I have been a subscriber to Vanity Fair since December 1987. I admire it for its unapologetic high-brow celebrity swooning and its insightful political feature reporting.
In the April issue (It takes a while to read these cover-to-cover and still polish off four to six books a week!), David Kamp writes an insightful exposé on the American Dream. A sample:
And what about the outmoded proposition that each successive generation in the United States must live better than the one that preceded it? While this idea is still crucial to families struggling in poverty and to immigrants who’ve arrived here in search of a better life than that they left behind, it’s no longer applicable to an American middle class that lives more comfortably than any version that came before it. (Was this not one of the cautionary messages of the most thoughtful movie of 2008, wall-e?) I’m no champion of downward mobility, but the time has come to consider the idea of simple continuity: the perpetuation of a contented, sustainable middle-class way of life, where the standard of living remains happily constant from one generation to the next.

I love a good voice of reason.

3 comments:

Grammarian@mindspring.com said...

Haven't read the article, but I would worry that this is a voice not of reason but of right-wing demagoguery trying to get the middle class of this country to shut up and do as they're told.

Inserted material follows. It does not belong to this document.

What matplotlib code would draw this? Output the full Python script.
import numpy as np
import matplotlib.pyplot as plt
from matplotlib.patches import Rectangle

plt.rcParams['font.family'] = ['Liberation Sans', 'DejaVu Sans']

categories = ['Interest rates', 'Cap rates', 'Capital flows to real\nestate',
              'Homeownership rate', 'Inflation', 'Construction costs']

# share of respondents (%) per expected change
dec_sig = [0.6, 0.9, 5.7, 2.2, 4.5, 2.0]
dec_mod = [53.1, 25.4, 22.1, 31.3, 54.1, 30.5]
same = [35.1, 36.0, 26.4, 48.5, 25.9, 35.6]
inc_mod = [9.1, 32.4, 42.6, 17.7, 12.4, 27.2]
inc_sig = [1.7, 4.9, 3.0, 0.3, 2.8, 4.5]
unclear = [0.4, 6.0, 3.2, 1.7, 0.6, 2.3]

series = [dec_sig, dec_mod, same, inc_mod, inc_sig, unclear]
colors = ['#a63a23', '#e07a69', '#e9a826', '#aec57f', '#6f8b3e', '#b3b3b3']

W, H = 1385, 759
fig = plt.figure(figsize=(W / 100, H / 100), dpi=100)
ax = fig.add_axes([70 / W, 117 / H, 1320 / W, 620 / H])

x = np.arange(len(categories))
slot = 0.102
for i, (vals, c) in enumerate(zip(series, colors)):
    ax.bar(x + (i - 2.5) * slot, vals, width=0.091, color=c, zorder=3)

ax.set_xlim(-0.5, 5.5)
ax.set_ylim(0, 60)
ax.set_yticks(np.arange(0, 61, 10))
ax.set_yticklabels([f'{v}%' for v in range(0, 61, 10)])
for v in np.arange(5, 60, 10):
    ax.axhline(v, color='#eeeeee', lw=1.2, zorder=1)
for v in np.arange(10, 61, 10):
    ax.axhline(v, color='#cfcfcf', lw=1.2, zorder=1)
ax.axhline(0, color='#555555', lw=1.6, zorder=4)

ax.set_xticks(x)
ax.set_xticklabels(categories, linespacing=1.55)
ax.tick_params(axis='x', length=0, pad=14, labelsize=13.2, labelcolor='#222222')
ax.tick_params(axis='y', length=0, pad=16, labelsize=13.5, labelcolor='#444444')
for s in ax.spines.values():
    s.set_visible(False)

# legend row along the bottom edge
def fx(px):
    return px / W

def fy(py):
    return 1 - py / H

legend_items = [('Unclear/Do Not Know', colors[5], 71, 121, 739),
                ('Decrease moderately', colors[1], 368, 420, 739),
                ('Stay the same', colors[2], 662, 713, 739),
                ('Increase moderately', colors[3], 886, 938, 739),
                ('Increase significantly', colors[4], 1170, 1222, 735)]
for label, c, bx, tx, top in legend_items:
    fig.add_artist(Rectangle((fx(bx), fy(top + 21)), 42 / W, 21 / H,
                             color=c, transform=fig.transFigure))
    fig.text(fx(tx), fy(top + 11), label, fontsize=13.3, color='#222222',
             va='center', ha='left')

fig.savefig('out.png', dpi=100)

Given that the last thirty years the wealth of the top 1% of this country has skyrocketed and the wages of the working people haven't increased at all, combined with the increases in healthcare costs and the 45 million Americans who don't have healthcare insurance, plus how much more of our money these days goes to necessities rather than luxuries compared with 30 years ago, not to mention the wiping out of so many people's retirement funds and the huge unemployment we're facing since the financial meltdown in October, I don't think we're at the point where we should all be happy with what we've got now, or even what we had before October.

punkinsmom said...

Actually it's more about how rampant comsumerism co-opted the virtues of an "American Dream" and not a nostalgic look at abject poverty. And it is pretty much targeted onlt at upper-middle class readers.

Grammarian@mindspring.com said...

Oops. Sorry. On the anti-consumerism thing, I'm with you.